Mexico's government guardians of history didn't mind the fact that a seemingly naked soap opera star was promoting the glories of Hidalgo state.
But they say they were miffed that Iran Castillo's curves drew eyes away from a famed aqueduct and convent _ and convinced state officials to pull the more provocative of the ads.
The ads showed tourism attractions such as the Atlantes monoliths, a cathedral and an aqueduct overlaid on Castillo's apparently naked form _ along with the slogan, "Hidalgo gets under your skin."
The campaign created a sensation in the Mexican press even before it ran. Officials from the National Institute of Anthropology and History _ official overseers of Mexico's cultural heritage _ complained that state officials failed to get permits to show Castillo with the monuments and suggested the ads violated the sites' dignity.
Chastised state officials launched a toned down version of the campaign this week _ with waterfalls, mountains and hot-air balloons projected across a more discreetly posed Castillo, no longer displaying backside and breasts.
"This has nothing to do with morals," insisted Benito Taibo, an executive with the institute. "We always insist that the nation's cultural patrimony belongs to all Mexicans and we ask that they are not transformed when used for publicity."
Gaudelli MCW, the advertising agency that planned the campaign, said it was happy to change the photos.
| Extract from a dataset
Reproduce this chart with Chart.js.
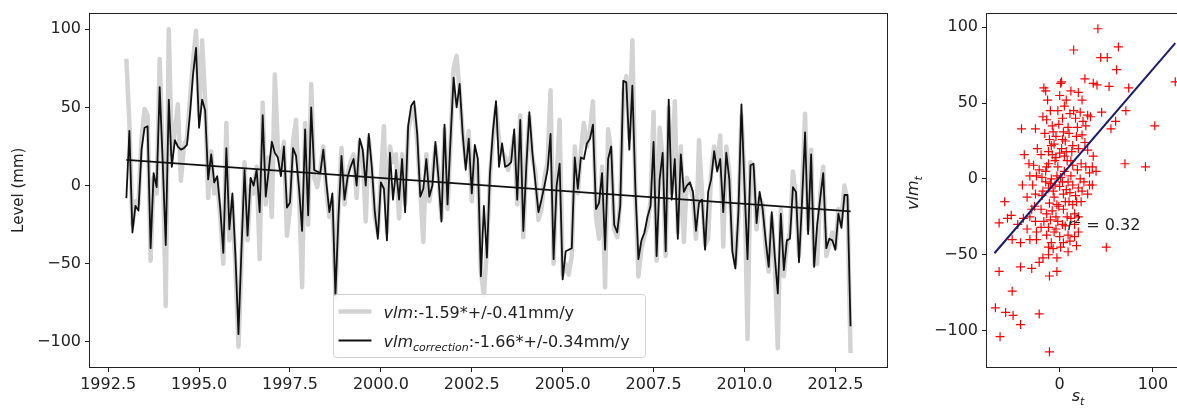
<!DOCTYPE html>
<html><head><meta charset="utf-8">
<script src="https://cdn.jsdelivr.net/npm/chart.js@4.4.1/dist/chart.umd.min.js"></script>
<style>
html,body{margin:0;padding:0;background:#fff;overflow:hidden;width:1177px;height:416px;}
#left{position:absolute;left:0;top:0;width:900px;height:416px;}
#right{position:absolute;left:900px;top:0;width:300px;height:416px;}
</style></head><body>
<div id="left"><canvas id="c1" width="900" height="416"></canvas></div>
<div id="right"><canvas id="c2" width="300" height="416"></canvas></div>
<script>
// ---------- DATA ----------
const startYear = 1993;          // first monthly sample
const monthsPerYear = 12;

// vlm (grey, thick)
const vlm = [
 81, 40, -25, -10, -12, 30, 49, 45, -48, 5, -5, 81, 20, -77, 100, 20, 35, 52, 3, 25,
 30, 55, 80, 99, 45, 93, 55, -8, 22, -5, 3, -20, -50, 40, -35, -10, -52, -103, -48, 15,
 -35, 0, -5, 12, -47, 53, -12, 18, -20, 71, 25, 10, 28, -32, -15, 28, 42, -5, -65, 40,
 -25, 65, 5, -1, 10, 25, -3, -20, -10, -72, -15, 24, -12, 8, 15, 20, -8, 28, 20, -23,
 30, 10, -20, -30, 5, 38, -30, 25, 15, 20, -21, 20, -12, 35, 45, 50, 28, -3, -36, 20,
 -10, 5, 25, 8, -21, 36, -15, 28, 75, 83, 60, 34, 15, 35, -10, 22, 12, -55, -70, -40,
 5, 30, 50, 29, 22, 18, 10, 20, 32, -12, 45, -33, 15, 44, 18, 8, -22, -15, 5, 15,
 61, -50, 5, 42, -57, -50, -57, -45, 25, -5, 22, 40, 25, 35, 54, -20, -34, 12, -65, 36,
 22, -28, -33, -10, 60, 70, 30, 93, -5, -58, -40, -32, -25, -10, 47, -48, 37, 18, -45, 50,
 -5, 54, -30, 25, -36, 5, 0, -8, -34, 29, -5, -38, -34, 8, 25, 12, 32, -39, 25, 8,
 -38, -50, -20, 45, 5, -98, 15, 10, -28, -8, -12, -40, -55, -20, -50, -104, -15, -58, -38, -30,
 9, -8, -45, -5, 46, -28, 23, -50, -50, -5, 12, -45, -38, -30, -40, -15, -22, 0, -10, -107
];

// vlm_correction (black, thin)
const vlmCorrection = [
 -8, 35, -30, -13, -16, 23, 37, 38, -40, 8, -1, 63, 15, -38, 55, 12, 29, 25, 23, 24,
 26, 46, 71, 88, 37, 55, 48, 4, 20, 2, 6, -15, -43, 24, -28, -5, -45, -95, -40, 10,
 -32, 5, 0, 10, -17, 45, -7, 10, 28, 21, 18, 6, 25, -14, -11, 24, 19, -2, -29, 36,
 -19, 50, 10, 9, 8, 23, 2, -17, -5, -70, -20, 19, -9, 5, 12, 17, 0, 30, 23, 0,
 33, 12, -17, -34, 2, -2, -35, 21, -9, 10, -9, 17, -17, 38, 51, 54, 33, -7, -2, 17,
 -7, 0, 28, 5, -23, 39, -12, 30, 69, 50, 65, 33, 10, 30, -5, 26, 17, -58, -13, -46,
 8, 35, 54, 12, 27, 12, 13, 15, 36, -9, 42, -29, 12, 47, 21, 2, -17, -9, 0, 10,
 33, -47, 0, 14, -60, -42, -41, -40, 18, -2, 18, 17, 27, 30, 39, -15, -11, 8, -41, 17,
 25, -25, -30, -13, 67, 66, 23, 64, -2, -47, -35, -30, -20, -13, 28, -45, 4, 21, -42, 55,
 -9, 17, -34, 20, -4, 0, 2, -4, -29, -11, -9, -41, -4, 4, 22, 9, 17, -17, 21, 4,
 -42, -53, -17, 52, 0, -47, 13, 14, -24, -4, -15, -35, -52, -17, -45, -69, -18, -54, -35, -34,
 -1, -4, -49, -10, 34, -31, 20, -52, -25, -8, 8, -40, -34, -35, -41, -18, -27, -6, -6, -90
];

// linear trend of vlm_correction
const trendYears = [1993.0, 2012.92];
const trendValues = [16.5, -16.5];

const xTicksLeft = [1992.5, 1995, 1997.5, 2000, 2002.5, 2005, 2007.5, 2010, 2012.5];
const yTicksLeft = [-100, -50, 0, 50, 100];
const yTitleLeft = 'Level (mm)';

const legendNames = ['vlm', 'vlm'];
const legendSubs = ['', 'correction'];
const legendRates = [':-1.59*+/-0.41mm/y', ':-1.66*+/-0.34mm/y'];

// scatter: s_t vs vlm_t
const scatterS = [
 41, 15, 63, 44, 51, 61, 27, 36, 40, 53, 74, 124, -17, -15, 1, 2, 12, 20, 0, 24,
 45, 71, -18, -14, 11, 30, 33, 60, 55, 102, -41, -26, -7, 4, 9, 19, -11, -6, 24, -38,
 -20, -8, 0, 5, 30, 36, -33, -28, -12, -2, 14, 23, 70, 92, -32, -25, -19, -9, 1, 12,
 32, 39, -40, -29, -12, -5, 7, 20, 32, 35, -26, -19, 4, 11, 17, -11, -3, 18, 23, -59,
 -8, 4, 14, -65, -56, -52, -39, -32, -26, -14, -4, 16, 20, -35, -25, -12, -4, 6, -14, 0,
 9, -51, -42, -32, -25, -9, 4, 11, 18, 50, -18, -12, -3, -42, -30, -22, -11, -3, -65, -51,
 -69, -58, -50, -42, -22, -64, -11,
 -15, -10, -5, 2, 6, 10, -2, 8, 14, -8, 3, 18, 25, -12, -6, 0, 5, 9, -3, 12,
 16, -18, 22, 28, -24, -20, 7, 1, -10, 15, 20, -4, -1, 10, 26, -14,
 -2, 5, 22, 28, -16, -9, 3, 13, 27, -12, -4, 8, 19, -22, -15, 3, 14, 24, -7, -27,
 -17, 6, 12, -6, 3, 16, -20, -30, -10, 9, -7, 20, 30, 35, -1, 7, -13, 17, -35, -45
];
const scatterVlm = [
 99, 85, 87, 80, 80, 72, 66, 63, 62, 61, 60, 64, 60, 58, 63, 64, 58, 57, 55, 52,
 44, 45, 41, 39, 43, 42, 41, 38, 33, 35, 33, 33, 31, 31, 34, 34, 26, 23, 29, 16,
 16, 16, 17, 15, 19, 15, 10, 9, 10, 8, 9, 10, 10, 8, 2, 2, 1, 0, 1, 2,
 4, 5, -4, -4, -6, -4, -7, -6, -4, -4, -10, -11, -10, -9, -11, -16, -17, -15, -15, -15,
 -21, -20, -17, -29, -26, -24, -26, -25, -28, -23, -25, -23, -25, -33, -35, -32, -33, -31, -37, -38,
 -37, -40, -42, -40, -40, -42, -42, -41, -44, -45, -52, -50, -52, -58, -59, -55, -64, -61, -61, -74,
 -85, -88, -90, -96, -89, -104, -114,
 5, -3, 12, 20, 25, -15, -28, -25, 22, 35, 40, 28, 38, -45, -12, -5, 5, -2, 2, 12,
 -30, -8, 0, 8, 20, -20, 18, -45, 45, 45, 20, 28, -18, 30, -2, 8,
 45, 48, 44, 35, 30, 22, 26, 18, 24, 18, 14, 12, 6, 6, -2, -2, -4, -8, -8, -18,
 -28, -15, -26, -35, -30, -38, -32, -20, -27, -48, -46, -35, -10, 8, 36, 52, 52, 40, -12, -30
];

// regression line
const fitS = [-70, 124];
const fitVlm = [-49, 89.5];
const xTicksRight = [0, 100];
const yTicksRight = [-100, -50, 0, 50, 100];
const rSquaredLabel = ' = 0.32';
const rSquaredAt = {s: 8.5, v: -34};

// ---------- HELPERS ----------
const FONT = "'DejaVu Sans'";
const TXT = '#222';
function fmt(v, d) { const s = Math.abs(v).toFixed(d); return (v < 0 ? '\u2212' : '') + s; }
function drawSegs(ctx, x, y, segs) {
  for (const s of segs) { ctx.font = s.font; ctx.fillText(s.text, x, y + (s.dy || 0)); x += ctx.measureText(s.text).width; }
  return x;
}
function segsWidth(ctx, segs) {
  let w = 0; for (const s of segs) { ctx.font = s.font; w += ctx.measureText(s.text).width; } return w;
}
const framePlugin = {
  id: 'frame',
  afterDatasetsDraw(chart) {
    const {ctx, chartArea: a} = chart;
    ctx.save(); ctx.strokeStyle = '#222'; ctx.lineWidth = 1;
    ctx.strokeRect(Math.round(a.left) - 0.5, Math.round(a.top) - 0.5, Math.round(a.right - a.left) + 1, Math.round(a.bottom - a.top) + 1);
    ctx.restore();
  }
};
function tickGrid() { return {display: true, drawOnChartArea: false, drawTicks: true, tickLength: 5, color: '#222', lineWidth: 1}; }

// ---------- LEFT CHART ----------
const seriesVlm = vlm.map((v, i) => ({x: startYear + i / monthsPerYear, y: v}));
const seriesCorr = vlmCorrection.map((v, i) => ({x: startYear + i / monthsPerYear, y: v}));
const seriesTrend = trendYears.map((t, i) => ({x: t, y: trendValues[i]}));

const legendPlugin = {
  id: 'mplLegend',
  afterDraw(chart) {
    const {ctx, chartArea: a} = chart;
    const bx = a.left + 243.5, by = a.bottom - 72.5, bw = 312, bh = 63;
    ctx.save();
    ctx.fillStyle = 'rgba(255,255,255,0.85)'; ctx.strokeStyle = '#d0d0d0'; ctx.lineWidth = 1;
    ctx.beginPath(); ctx.roundRect(bx, by, bw, bh, 3); ctx.fill(); ctx.stroke();
    const handles = [{c: '#d3d3d3', w: 4.5}, {c: '#111', w: 1.8}];
    const ys = [17, 46];
    ctx.fillStyle = TXT; ctx.textBaseline = 'alphabetic';
    for (let k = 0; k < 2; k++) {
      const cy = by + ys[k];
      ctx.strokeStyle = handles[k].c; ctx.lineWidth = handles[k].w; ctx.lineCap = 'butt';
      ctx.beginPath(); ctx.moveTo(bx + 5, cy); ctx.lineTo(bx + 38, cy); ctx.stroke();
      const segs = [{text: legendNames[k], font: 'italic 16px ' + FONT}];
      if (legendSubs[k]) segs.push({text: legendSubs[k], font: 'italic 11px ' + FONT, dy: 4});
      segs.push({text: legendRates[k], font: '16px ' + FONT});
      drawSegs(ctx, bx + 50, cy + 6, segs);
    }
    ctx.restore();
  }
};

new Chart(document.getElementById('c1'), {
  type: 'scatter',
  data: {datasets: [
    {data: seriesVlm, showLine: true, borderColor: '#d3d3d3', borderWidth: 4.5, pointRadius: 0, order: 3},
    {data: seriesCorr, showLine: true, borderColor: '#111', borderWidth: 1.8, pointRadius: 0, order: 2},
    {data: seriesTrend, showLine: true, borderColor: '#111', borderWidth: 1.8, pointRadius: 0, order: 1}
  ]},
  options: {
    responsive: false, animation: false, devicePixelRatio: 1,
    layout: {padding: {top: 8, right: 13, left: 0, bottom: 0}},
    plugins: {legend: {display: false}, tooltip: {enabled: false}},
    elements: {line: {tension: 0, borderJoinStyle: 'round', borderCapStyle: 'butt'}},
    scales: {
      x: {type: 'linear', min: 1992.0, max: 2013.92,
        afterBuildTicks: s => { s.ticks = xTicksLeft.map(v => ({value: v})); },
        afterFit: s => { s.height = 49; },
        grid: tickGrid(), border: {display: false},
        ticks: {padding: 3, color: TXT, font: {family: FONT, size: 16}, maxRotation: 0, autoSkip: false, callback: v => fmt(v, 1)}},
      y: {type: 'linear', min: -116, max: 110,
        afterBuildTicks: s => { s.ticks = yTicksLeft.map(v => ({value: v})); },
        afterFit: s => { s.width = 90; },
        grid: tickGrid(), border: {display: false},
        title: {display: true, text: yTitleLeft, color: TXT, font: {family: FONT, size: 15}, padding: {top: 10, bottom: 0}},
        ticks: {padding: 4, color: TXT, font: {family: FONT, size: 16}, autoSkip: false, callback: v => fmt(v, 0)}}
    }
  },
  plugins: [framePlugin, legendPlugin]
});

// ---------- RIGHT CHART ----------
const scatterPts = scatterS.map((s, i) => ({x: s, y: scatterVlm[i]}));
const fitPts = fitS.map((s, i) => ({x: s, y: fitVlm[i]}));

const rightText = {
  id: 'rightText',
  afterDraw(chart) {
    const {ctx, chartArea: a, scales} = chart;
    ctx.save(); ctx.fillStyle = TXT; ctx.textBaseline = 'alphabetic';
    // r^2 annotation
    const px = scales.x.getPixelForValue(rSquaredAt.s), py = scales.y.getPixelForValue(rSquaredAt.v);
    drawSegs(ctx, px, py, [
      {text: 'r', font: 'italic 16px ' + FONT},
      {text: '2', font: '11px ' + FONT, dy: -7},
      {text: rSquaredLabel, font: '16px ' + FONT}
    ]);
    // x title s_t
    const xs = [{text: 's', font: 'italic 16px ' + FONT}, {text: 't', font: 'italic 11px ' + FONT, dy: 4}];
    const xw = segsWidth(ctx, xs);
    drawSegs(ctx, a.left + 91 - xw / 2, a.bottom + 34, xs);
    // y title vlm_t
    const ysg = [{text: 'vlm', font: 'italic 16px ' + FONT}, {text: 't', font: 'italic 11px ' + FONT, dy: 4}];
    const yw = segsWidth(ctx, ysg);
    ctx.translate(a.left - 69, 193); ctx.rotate(-Math.PI / 2);
    drawSegs(ctx, -yw / 2, 0, ysg);
    ctx.restore();
  }
};

new Chart(document.getElementById('c2'), {
  type: 'scatter',
  data: {datasets: [
    {data: fitPts, showLine: true, borderColor: '#1c1c6e', borderWidth: 2, pointRadius: 0, order: 1},
    {data: scatterPts, pointStyle: 'cross', pointRadius: 4.5, borderColor: '#ff0000', backgroundColor: '#ff0000', borderWidth: 1.2, order: 2}
  ]},
  options: {
    responsive: false, animation: false, devicePixelRatio: 1,
    layout: {padding: {top: 8, right: 21, left: 0, bottom: 0}},
    plugins: {legend: {display: false}, tooltip: {enabled: false}},
    scales: {
      x: {type: 'linear', min: -78, max: 128,
        afterBuildTicks: s => { s.ticks = xTicksRight.map(v => ({value: v})); },
        afterFit: s => { s.height = 49; },
        grid: tickGrid(), border: {display: false},
        ticks: {padding: 3, color: TXT, font: {family: FONT, size: 16}, maxRotation: 0, autoSkip: false, callback: v => fmt(v, 0)}},
      y: {type: 'linear', min: -124, max: 109,
        afterBuildTicks: s => { s.ticks = yTicksRight.map(v => ({value: v})); },
        afterFit: s => { s.width = 87; },
        grid: tickGrid(), border: {display: false},
        ticks: {padding: 4, color: TXT, font: {family: FONT, size: 16}, autoSkip: false, callback: v => fmt(v, 0)}}
    }
  },
  plugins: [framePlugin, rightText]
});
</script>
</body></html>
"They simply informed us that it was not acceptable because the dignity of the monuments was affected," said Roberto Gaudelli, the agency director.
Tourism officials said they were happy at least with the attention for Hidalgo, a central Mexican state the size of Massachusetts and best known for pit roasted goat and hot springs.
Gaudelli says the campaign will continue, with images projected onto the bodies of other people. He doesn't expect problems.
"If I had shown a fat woman and her husband by her side ... I don't think this controversy would have come up," Gaudelli said.